Notice the stone stairs behind the truck. It looked like the original town was carved into the sides of the mountain.

A butterfly-like insect on the flowers in front of Senyakuto

Great rusted storefront on the way from the station to the onsen.

Abandoned-looking industrial building on the small harbor.

Yunotu Station.

Thursday, August 26, 2010

I Love ゆ - Update

I've been working very hard on getting my new onsen/sento webpage "I love ゆ" up this last week. I focused just on the reviews of onsen/sento in Hyogo and while I haven't yet figured a way to get my database data up on the web, I did put this Google map together. I hope to find a way to integrate it into the page, but as for now check out all the places I've taken a bath in Hyogo!

Wednesday, August 25, 2010

Gotsu Station and Environs - 江津駅と駅前

Gotsu Station platform.

I had a 1 hour wait for my next train heading along the coast towards Yonago, my final destination for the night. After riding a train for 4 hours, I needed a bit to eat and a walk. Gotsu is the biggest station for a while, but it's still a pretty small town. These towns along the Japan Sea coast get beat by hot summers and brutal winters. I've experienced both seasons. Both are beautiful. The rural areas like this are getting hit by a lack of young people who move away for better jobs and more opportunities. The areas near the stations also seem to be taking a hit due to the increased ownership of private automobiles. The new shopping areas are increasingly built around places easily accessed by car leaving the areas near the station to slowly turn into what we see now.

The loading docks of a, I presume shuttered, business.

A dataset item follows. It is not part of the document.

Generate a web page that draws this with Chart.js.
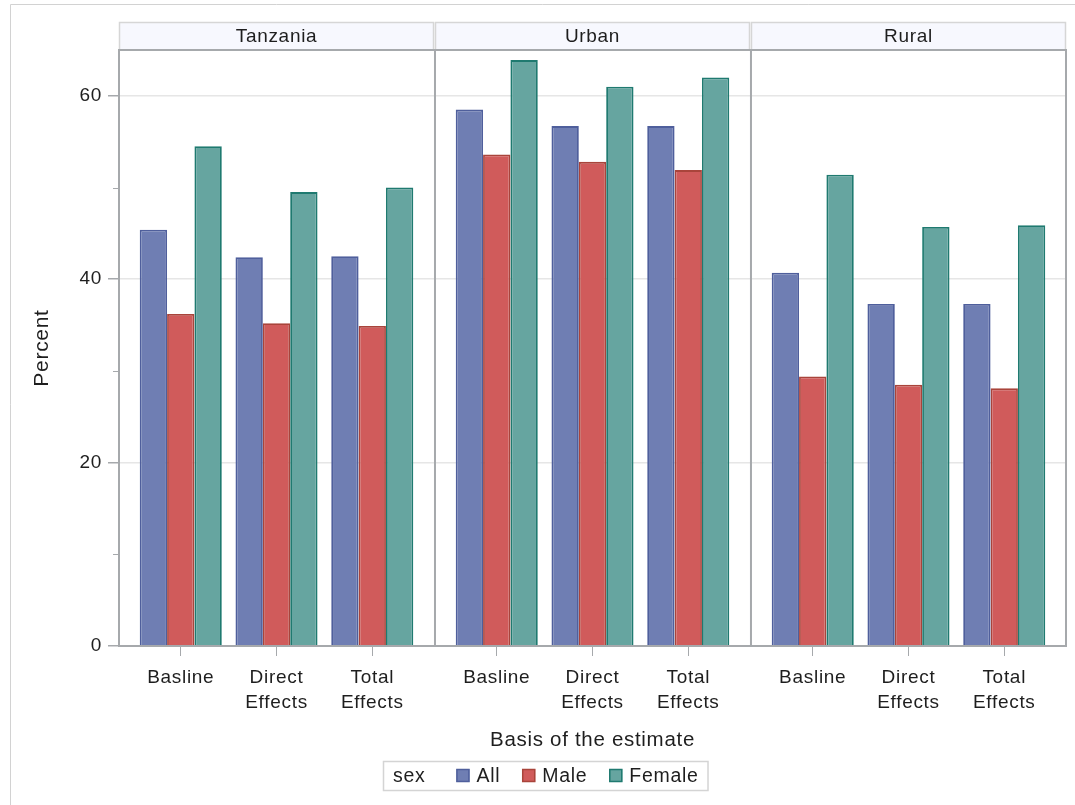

A street with bars and restaurants.

The entrance to a local sento (bathhouse). It looked like it was shut permanently, but I was there in the morning and could be wrong.

In Gotsu station.

Saturday, August 21, 2010

2010 August Train Trip Day 2

Day 2 of my August Seishun 18 Kippu Train Trip.
Video from the JR West trains and stations along the following route:
Miyoshi - Gotsu - Yonago
三次 - 江津 - 米子

Along the following lines:
The Sango Line and the San'in Main line

Thursday, August 19, 2010

Miyoshi / 三次市

Tenant-less building near Miyoshi Station

Miyoshi is the Japanese version of Missoula, Montana. Mountain town. Intersection of major, yet rural, transportation. On a river. Small, yet fighting, tourist infrastructure. Seemingly depressed economically. Perfect for a photographer with an eye for detritus.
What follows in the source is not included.